# GOAL
Retype the opening lines of the listing below, ending with the line that contains "import plotly.graph_objects as go", and leave out any pictures.

# DATA SECTION
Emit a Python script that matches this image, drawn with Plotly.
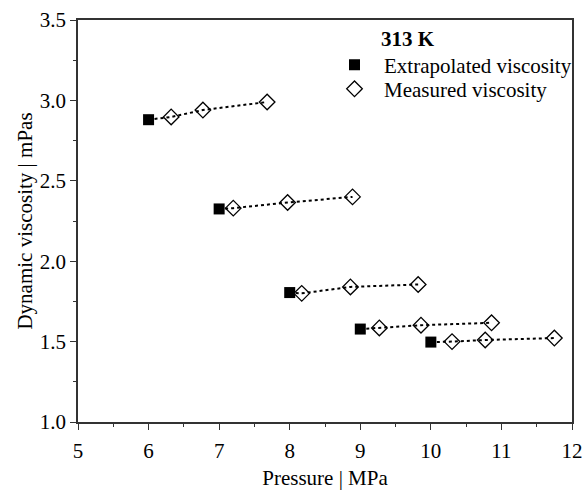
import plotly.graph_objects as go

# Data
ext_p = [6.0, 7.0, 8.0, 9.0, 10.0]
ext_v = [2.88, 2.325, 1.805, 1.578, 1.497]
meas_p = [[6.32, 6.77, 7.68], [7.20, 7.97, 8.89], [8.17, 8.86, 9.82],
          [9.27, 9.86, 10.86], [10.30, 10.77, 11.75]]
meas_v = [[2.897, 2.94, 2.99], [2.33, 2.365, 2.40], [1.80, 1.84, 1.855],
          [1.585, 1.602, 1.617], [1.50, 1.51, 1.522]]
x_ticks = [5, 6, 7, 8, 9, 10, 11, 12]
y_ticks = [1.0, 1.5, 2.0, 2.5, 3.0, 3.5]

FONT = "Liberation Serif"
FS = 21
fig = go.Figure()

# dotted connecting lines per group
lx, ly = [], []
for p0, v0, ps, vs in zip(ext_p, ext_v, meas_p, meas_v):
    lx += [p0] + ps + [None]
    ly += [v0] + vs + [None]
fig.add_trace(go.Scatter(x=lx, y=ly, mode="lines", showlegend=False,
                         line=dict(color="black", width=2, dash="dot"),
                         hoverinfo="skip"))

fig.add_trace(go.Scatter(x=ext_p, y=ext_v, mode="markers", name="Extrapolated viscosity",
                         legend="legend",
                         marker=dict(symbol="square", size=11, color="black",
                                     line=dict(width=0))))
mx = [p for g in meas_p for p in g]
my = [v for g in meas_v for v in g]
fig.add_trace(go.Scatter(x=mx, y=my, mode="markers", name="Measured viscosity",
                         legend="legend2",
                         marker=dict(symbol="diamond-open", size=12, color="black",
                                     line=dict(width=1.3, color="black"))))

axis_common = dict(showline=True, linecolor="#333", linewidth=1.5, mirror=True,
                   ticks="outside", ticklen=6, tickwidth=1.3, tickcolor="#333",
                   showgrid=False, zeroline=False, automargin=False,
                   tickfont=dict(family=FONT, size=FS, color="black"),
                   minor=dict(ticks="outside", ticklen=3, tickwidth=1.2, tickcolor="#333"))

fig.update_xaxes(range=[5, 12], tickvals=x_ticks, ticktext=[str(t) for t in x_ticks],
                 minor_dtick=0.5, ticklabelstandoff=3,
                 title=dict(text="Pressure | MPa", font=dict(family=FONT, size=FS, color="black"),
                            standoff=10),
                 **axis_common)
fig.update_yaxes(range=[1.0, 3.5], tickvals=y_ticks, ticktext=[f"{t:.1f}" for t in y_ticks],
                 minor_dtick=0.25,
                 title=dict(text="Dynamic viscosity | mPas", font=dict(family=FONT, size=FS, color="black"),
                            standoff=1),
                 **axis_common)

fig.add_annotation(xref="paper", yref="paper", x=0.609, y=0.952, xanchor="left", yanchor="middle",
                   text="<b>313 K</b>", showarrow=False,
                   font=dict(family=FONT, size=FS, color="black"))

leg_common = dict(xanchor="left", yanchor="middle", bgcolor="rgba(0,0,0,0)",
                  borderwidth=0, itemwidth=49,
                  font=dict(family=FONT, size=FS, color="black"))

fig.update_layout(
    width=587, height=490,
    margin=dict(l=78, r=10, t=20, b=68),
    plot_bgcolor="white", paper_bgcolor="white",
    font=dict(family=FONT, size=FS, color="black"),
    legend=dict(x=0.5, y=0.888, **leg_common),
    legend2=dict(x=0.5, y=0.828, **leg_common),
)

fig.write_html("out.html")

# EXERCISE OUTPUT
Emit a Python script that matches this image, drawn with Plotly.
import plotly.graph_objects as go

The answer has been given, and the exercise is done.